» BRIEF
Repeat exactly, and only, the lines from the one that contains "Recreate this image" to the one that contains "-2.3, -2.55, -2.72, -3.05, -3.32]", both ends included. Omit every picture.

» SUPPLIED INFORMATION
------------------------------------------------------------
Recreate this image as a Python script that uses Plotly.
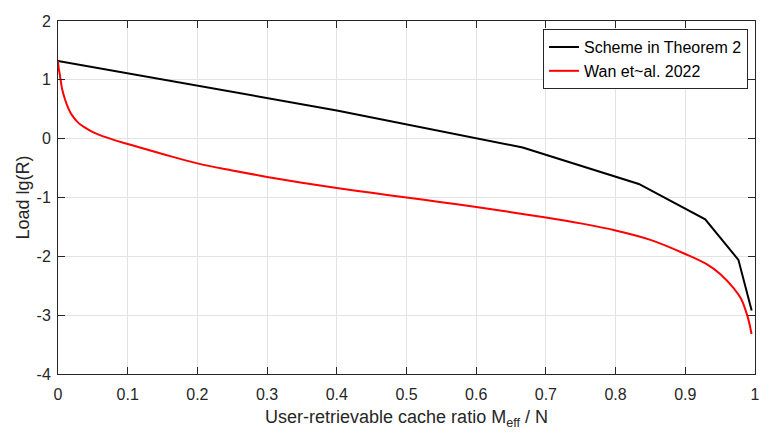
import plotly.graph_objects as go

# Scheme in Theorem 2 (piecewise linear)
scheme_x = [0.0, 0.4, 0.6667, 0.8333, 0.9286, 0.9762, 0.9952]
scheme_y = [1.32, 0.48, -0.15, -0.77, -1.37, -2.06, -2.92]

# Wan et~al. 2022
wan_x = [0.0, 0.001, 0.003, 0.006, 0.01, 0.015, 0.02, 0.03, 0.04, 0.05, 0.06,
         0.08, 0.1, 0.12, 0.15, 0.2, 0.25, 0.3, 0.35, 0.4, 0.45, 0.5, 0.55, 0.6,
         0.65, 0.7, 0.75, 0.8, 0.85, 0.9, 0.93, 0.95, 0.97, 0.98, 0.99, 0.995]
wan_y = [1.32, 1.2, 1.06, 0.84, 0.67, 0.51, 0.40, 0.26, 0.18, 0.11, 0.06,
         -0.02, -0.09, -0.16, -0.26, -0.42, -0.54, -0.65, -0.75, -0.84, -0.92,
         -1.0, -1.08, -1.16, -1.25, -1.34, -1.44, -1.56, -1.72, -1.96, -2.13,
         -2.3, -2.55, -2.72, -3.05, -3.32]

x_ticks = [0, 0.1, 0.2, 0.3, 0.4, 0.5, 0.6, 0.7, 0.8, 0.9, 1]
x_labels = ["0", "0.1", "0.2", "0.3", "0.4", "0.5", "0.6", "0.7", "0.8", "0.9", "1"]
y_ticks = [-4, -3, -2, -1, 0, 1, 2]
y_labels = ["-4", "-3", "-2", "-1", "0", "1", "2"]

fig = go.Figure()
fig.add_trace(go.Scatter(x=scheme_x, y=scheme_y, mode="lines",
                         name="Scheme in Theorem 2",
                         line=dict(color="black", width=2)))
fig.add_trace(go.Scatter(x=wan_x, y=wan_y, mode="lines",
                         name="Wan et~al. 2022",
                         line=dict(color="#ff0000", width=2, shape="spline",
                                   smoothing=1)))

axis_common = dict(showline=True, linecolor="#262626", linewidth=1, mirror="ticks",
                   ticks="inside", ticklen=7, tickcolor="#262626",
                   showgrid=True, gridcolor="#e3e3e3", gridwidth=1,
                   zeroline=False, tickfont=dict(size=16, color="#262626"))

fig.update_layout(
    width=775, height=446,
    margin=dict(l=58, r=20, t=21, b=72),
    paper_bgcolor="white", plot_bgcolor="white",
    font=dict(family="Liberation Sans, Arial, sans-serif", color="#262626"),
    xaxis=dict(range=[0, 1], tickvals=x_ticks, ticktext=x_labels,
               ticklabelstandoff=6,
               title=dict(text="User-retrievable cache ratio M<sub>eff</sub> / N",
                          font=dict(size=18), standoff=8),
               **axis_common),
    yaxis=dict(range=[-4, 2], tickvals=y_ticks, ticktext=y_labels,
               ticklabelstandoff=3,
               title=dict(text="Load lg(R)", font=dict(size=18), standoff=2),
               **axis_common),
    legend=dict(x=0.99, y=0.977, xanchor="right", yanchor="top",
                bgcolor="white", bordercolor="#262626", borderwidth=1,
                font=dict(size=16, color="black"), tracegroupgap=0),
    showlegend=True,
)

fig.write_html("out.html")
------------------------------------------------------------
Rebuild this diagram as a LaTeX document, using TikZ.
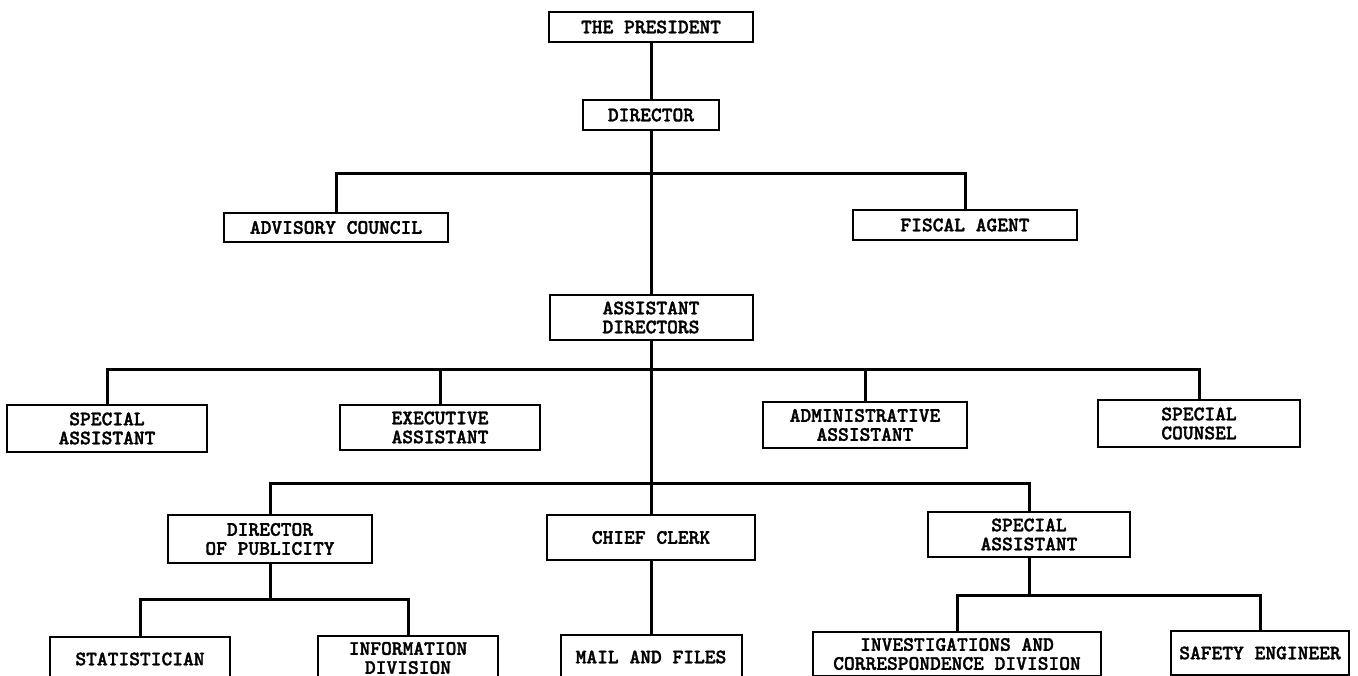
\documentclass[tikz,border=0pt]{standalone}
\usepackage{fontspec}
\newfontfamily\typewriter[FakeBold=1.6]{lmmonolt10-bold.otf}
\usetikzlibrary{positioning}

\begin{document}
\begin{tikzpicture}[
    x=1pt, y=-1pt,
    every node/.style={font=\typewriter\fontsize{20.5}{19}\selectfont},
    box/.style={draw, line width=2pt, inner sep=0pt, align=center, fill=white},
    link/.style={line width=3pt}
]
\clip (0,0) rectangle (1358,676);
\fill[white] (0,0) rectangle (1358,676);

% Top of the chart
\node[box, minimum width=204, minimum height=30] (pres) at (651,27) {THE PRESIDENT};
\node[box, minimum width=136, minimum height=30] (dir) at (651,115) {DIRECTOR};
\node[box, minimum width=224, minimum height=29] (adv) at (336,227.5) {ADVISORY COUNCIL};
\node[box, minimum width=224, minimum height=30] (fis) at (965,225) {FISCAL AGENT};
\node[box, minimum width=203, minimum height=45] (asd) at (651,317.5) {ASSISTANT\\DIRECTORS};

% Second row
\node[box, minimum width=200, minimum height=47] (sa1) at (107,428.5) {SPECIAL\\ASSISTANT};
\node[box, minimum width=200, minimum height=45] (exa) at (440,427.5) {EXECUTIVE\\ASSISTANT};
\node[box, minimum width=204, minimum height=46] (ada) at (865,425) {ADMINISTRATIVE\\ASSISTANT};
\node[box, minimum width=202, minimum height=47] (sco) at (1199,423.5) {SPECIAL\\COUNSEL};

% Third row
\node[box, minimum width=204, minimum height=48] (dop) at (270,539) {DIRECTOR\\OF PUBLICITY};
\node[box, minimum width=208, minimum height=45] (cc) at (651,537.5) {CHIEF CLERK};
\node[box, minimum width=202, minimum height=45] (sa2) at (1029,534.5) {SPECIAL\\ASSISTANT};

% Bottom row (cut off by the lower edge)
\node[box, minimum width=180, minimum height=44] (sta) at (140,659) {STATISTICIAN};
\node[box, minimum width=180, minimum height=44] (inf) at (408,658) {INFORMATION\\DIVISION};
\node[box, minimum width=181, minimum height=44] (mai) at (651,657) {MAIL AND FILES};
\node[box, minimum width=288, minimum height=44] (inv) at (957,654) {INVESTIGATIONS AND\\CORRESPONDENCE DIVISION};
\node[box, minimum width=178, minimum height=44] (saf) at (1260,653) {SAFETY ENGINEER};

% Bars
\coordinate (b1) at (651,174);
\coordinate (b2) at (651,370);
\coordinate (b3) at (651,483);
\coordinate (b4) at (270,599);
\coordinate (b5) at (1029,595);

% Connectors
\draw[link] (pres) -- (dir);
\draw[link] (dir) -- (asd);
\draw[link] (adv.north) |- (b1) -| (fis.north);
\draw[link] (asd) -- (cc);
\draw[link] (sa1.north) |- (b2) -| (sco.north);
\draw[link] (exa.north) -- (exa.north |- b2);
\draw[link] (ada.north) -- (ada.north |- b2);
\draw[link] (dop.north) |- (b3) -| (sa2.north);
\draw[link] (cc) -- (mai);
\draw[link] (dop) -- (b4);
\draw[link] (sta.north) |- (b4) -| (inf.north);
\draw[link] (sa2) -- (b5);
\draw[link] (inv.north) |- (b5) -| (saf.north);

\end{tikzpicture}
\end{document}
------------------------------------------------------------
» WRITTEN SOLUTION
Recreate this image as a Python script that uses Plotly.
import plotly.graph_objects as go

# Scheme in Theorem 2 (piecewise linear)
scheme_x = [0.0, 0.4, 0.6667, 0.8333, 0.9286, 0.9762, 0.9952]
scheme_y = [1.32, 0.48, -0.15, -0.77, -1.37, -2.06, -2.92]

# Wan et~al. 2022
wan_x = [0.0, 0.001, 0.003, 0.006, 0.01, 0.015, 0.02, 0.03, 0.04, 0.05, 0.06,
         0.08, 0.1, 0.12, 0.15, 0.2, 0.25, 0.3, 0.35, 0.4, 0.45, 0.5, 0.55, 0.6,
         0.65, 0.7, 0.75, 0.8, 0.85, 0.9, 0.93, 0.95, 0.97, 0.98, 0.99, 0.995]
wan_y = [1.32, 1.2, 1.06, 0.84, 0.67, 0.51, 0.40, 0.26, 0.18, 0.11, 0.06,
         -0.02, -0.09, -0.16, -0.26, -0.42, -0.54, -0.65, -0.75, -0.84, -0.92,
         -1.0, -1.08, -1.16, -1.25, -1.34, -1.44, -1.56, -1.72, -1.96, -2.13,
         -2.3, -2.55, -2.72, -3.05, -3.32]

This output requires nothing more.